A 20-year-old man with a rifle, perched atop a nearby roof, fired several rounds July 13 at Donald Trump as the former president spoke at a campaign rally in Butler, Pennsylvania, killing one attendee and wounding at least two others.

As we know now, one round nicked Trump’s right ear and he avoided a serious wound or death with a fortuitous head turn that moved him out of the bullet’s path at the last second.

Almost immediately, some gun control activists saw the attempted assassination as an opportunity to call for their wish list of more restrictions on the constitutional right to keep and bear arms.

Talk about missing the point.

If the government can’t protect the former (and possibly future) president of the United States from a single, highly motivated amateur bent on violence, it certainly can’t protect ordinary Americans from every potential threat at all times and in all places. Nor should we want to live in a police state that is remotely capable of offering such assurances of our physical safety.

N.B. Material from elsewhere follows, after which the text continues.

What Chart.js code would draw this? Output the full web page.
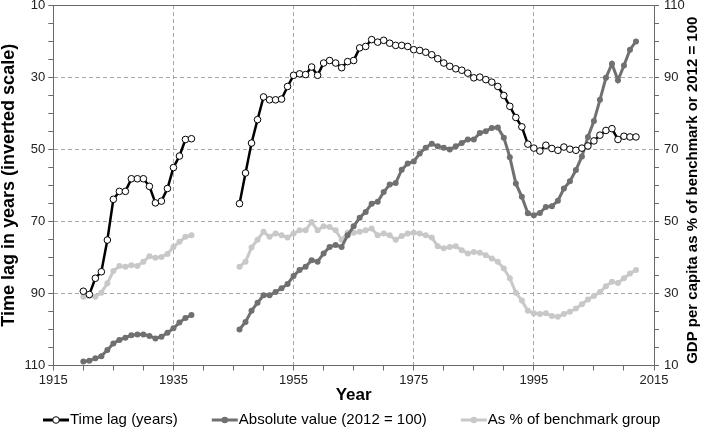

Highlighting the fact that no one—not even Donald Trump—is ever truly safe from violent threats to life, liberty, and property doesn’t simultaneously highlight a need for more gun control.

Arguably, for those of us without professional security details, it underscores the importance of the Second Amendment’s fundamental purpose—not hunting or sport shooting, but the unalienable right to self-defense.

Ordinary, peaceable Americans rely on their right to keep and bear arms to protect themselves and their loved ones from criminals and crime far more often than many others realize.

Almost every major study has found that Americans use their firearms in self-defense between 500,000 and 3 million times annually, according to a 2013 report by the Centers for Disease Control and Prevention. In 2021, the most comprehensive study ever conducted on the issue concluded that roughly 1.6 million defensive gun uses occur in the United States every year.

For this reason, The Daily Signal publishes a monthly article highlighting some of the previous month’s many news stories on defensive gun use that you may have missed—or that might not have made it to the national spotlight in the first place. (Read other accounts here from past years.)

The 12 examples below represent only a small portion of the news stories on defensive gun use that we found in June. You may explore more using The Heritage Foundation’s interactive Defensive Gun Use Database

As these stories demonstrate, the Second Amendment right to keep and bear arms isn’t some dangerous and outdated relic that undermines public safety.

It is, rather, one of the best tools ordinary Americans have when faced with violent threats to their unalienable rights.

The attempted assassination of Trump should cause the nation to reevaluate plenty of things and give many an opportunity to pause for a moment of self-reflection.

But in no world should it lead us to reevaluate the Second Amendment.

And in no way ought that self-reflection lead us to hamstring our right to an armed defense.